If, in order to include such works as ‘Lana Turner Has Collapsed’ we need maintain the balance that has served us since Harvard educated scholars celebrated the arrival of art onto American shores at the end of WWII, then perhaps the world of art is restricted to those few, knowledgeable people who the rest of us are supposed to follow because they are leading us. It only remains for the sheep of the world to know their betters and admit what the Harvard-educated elites already know.

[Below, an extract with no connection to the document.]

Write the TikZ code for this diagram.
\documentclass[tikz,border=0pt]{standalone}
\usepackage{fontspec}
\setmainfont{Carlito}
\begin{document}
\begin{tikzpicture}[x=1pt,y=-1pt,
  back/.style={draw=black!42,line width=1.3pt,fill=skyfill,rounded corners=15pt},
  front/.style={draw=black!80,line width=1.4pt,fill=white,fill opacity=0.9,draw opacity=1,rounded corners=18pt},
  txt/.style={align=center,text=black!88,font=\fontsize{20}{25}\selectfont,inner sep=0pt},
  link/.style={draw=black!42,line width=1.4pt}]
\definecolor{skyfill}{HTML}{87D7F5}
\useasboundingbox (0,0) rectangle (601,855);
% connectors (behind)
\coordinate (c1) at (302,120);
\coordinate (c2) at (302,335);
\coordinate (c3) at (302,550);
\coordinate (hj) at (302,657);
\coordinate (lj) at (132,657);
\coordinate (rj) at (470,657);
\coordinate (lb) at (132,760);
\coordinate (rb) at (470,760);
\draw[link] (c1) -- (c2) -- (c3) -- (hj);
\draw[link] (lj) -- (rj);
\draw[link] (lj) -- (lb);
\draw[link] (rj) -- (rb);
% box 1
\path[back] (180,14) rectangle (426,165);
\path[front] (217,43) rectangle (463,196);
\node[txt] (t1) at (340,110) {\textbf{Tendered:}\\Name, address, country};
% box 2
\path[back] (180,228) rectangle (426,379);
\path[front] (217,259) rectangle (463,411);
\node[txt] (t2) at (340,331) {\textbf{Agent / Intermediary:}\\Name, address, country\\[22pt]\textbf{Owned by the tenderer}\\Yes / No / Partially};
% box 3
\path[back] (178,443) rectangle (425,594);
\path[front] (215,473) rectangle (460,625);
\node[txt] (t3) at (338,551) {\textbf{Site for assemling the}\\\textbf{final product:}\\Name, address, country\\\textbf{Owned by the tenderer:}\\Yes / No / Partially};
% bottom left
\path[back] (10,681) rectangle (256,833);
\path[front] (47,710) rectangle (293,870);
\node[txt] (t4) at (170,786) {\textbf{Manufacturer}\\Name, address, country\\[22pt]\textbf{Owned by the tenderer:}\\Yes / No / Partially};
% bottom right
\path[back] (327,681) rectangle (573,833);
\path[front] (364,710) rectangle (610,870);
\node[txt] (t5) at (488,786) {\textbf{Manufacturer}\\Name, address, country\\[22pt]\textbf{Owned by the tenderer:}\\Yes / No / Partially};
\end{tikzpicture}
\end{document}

But I for my part don’t think that the Harvard-educated elites have it altogether right. My feeling is that life is not organized around the need for balance at all, which is so prominent in their worldview. That’s an illusion fed by people in power who want to keep power for themselves. Life is competitive, and he who reaches farthest, get the most.
For my part, I believe in poetry and art. Unlike Bennett and Hirsch, I believe in including ‘Lana Turner Has Collapsed’ in the world of poetry and art. But, unlike the Harvard-educated elites, I believe in using reason to sort good poetry from bad.